According to the lifeguard job description by the American Red Cross, a lifeguard is “responsible for ensuring the safety of facility patrons by preventing and responding to emergencies.”
- Lifeguard certification
- First aid
- Any other certifications that are required by local law in your state
- In certain cases, previous lifeguarding experience will be required such as at a popular beach where there are lots of tourists during peak season.
- Scans the area of surveillance to make sure that patrons are safe and behaving according to the rules.
- Acts in emergency situations and provides rescue and first aid assistance up to his or her training level until medical personnel arrive.
- Inspects the aquatic facility for unsafe conditions and cleanliness to prevent accidents and reports any hazards to the supervisor.

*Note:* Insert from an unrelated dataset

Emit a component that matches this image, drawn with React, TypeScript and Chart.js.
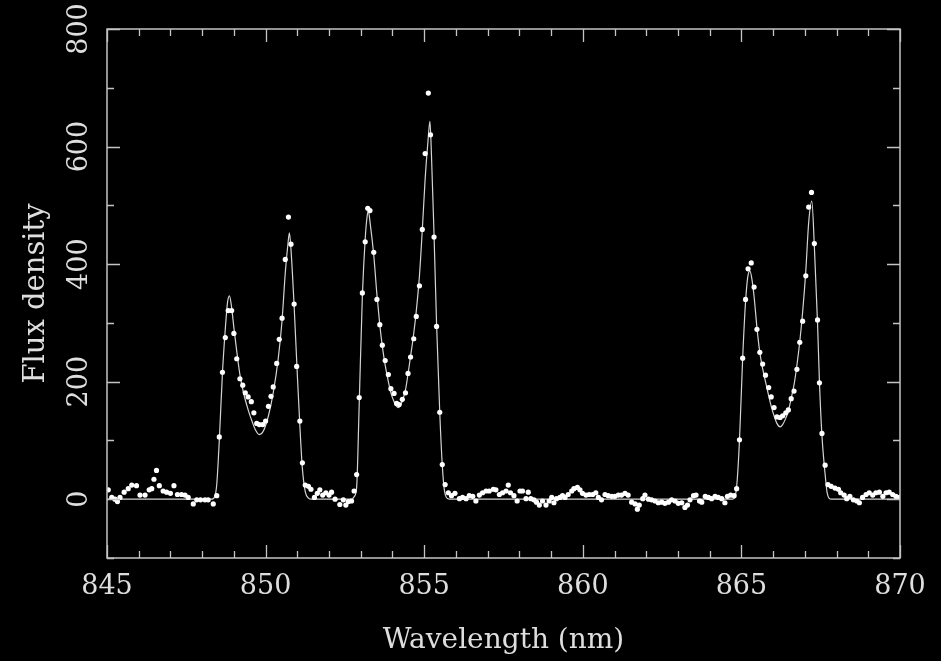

- Enforces rules consistently and fairly.
- Fills out reports for incidents or other records for reference.
- Renews required certifications when they expire.
- Stays fit to perform job adequately which requires swimming endurance and strength.
- Maintains a professional appearance.
- Interacts politely with facility patrons and acts as a role model for young children.
- Attends all meetings and training sessions for the aquatic facility staff.
- Opportunities for seasonal jobs are good whereas opportunities for long-term, year-round positions are fair.
- Additional certifications or training improve the individual’s employment opportunities by providing room for advancement.
Salary and Benefits
- According to the lifeguard job description in the 2010-2011 Occupational Outlook Handbook, the lowest paid earn an average lifeguard salary of $7.64 an hour and the highest paid earn $13.74 or more an hour.
- Lifeguards hired as full-time employees have the opportunity to earn paid vacation time, sick leave, and health insurance.
- Working conditions for a lifeguard vary depending on the water environment where he or she is employed. Due to the heat and direct sunlight, lifeguards monitoring a beach area or an outdoor pool or water park will have less comfortable working conditions than a lifeguard at an indoor pool.
- Many lifeguards are required to work nights, evenings, and/or holidays because of the facility hours where they are employed.
- Lifeguards have the foundational skills necessary to advance their careers by branching into other areas of aquatic recreation. Many go on to become supervisors of other employees, swimming instructors, or pool operators.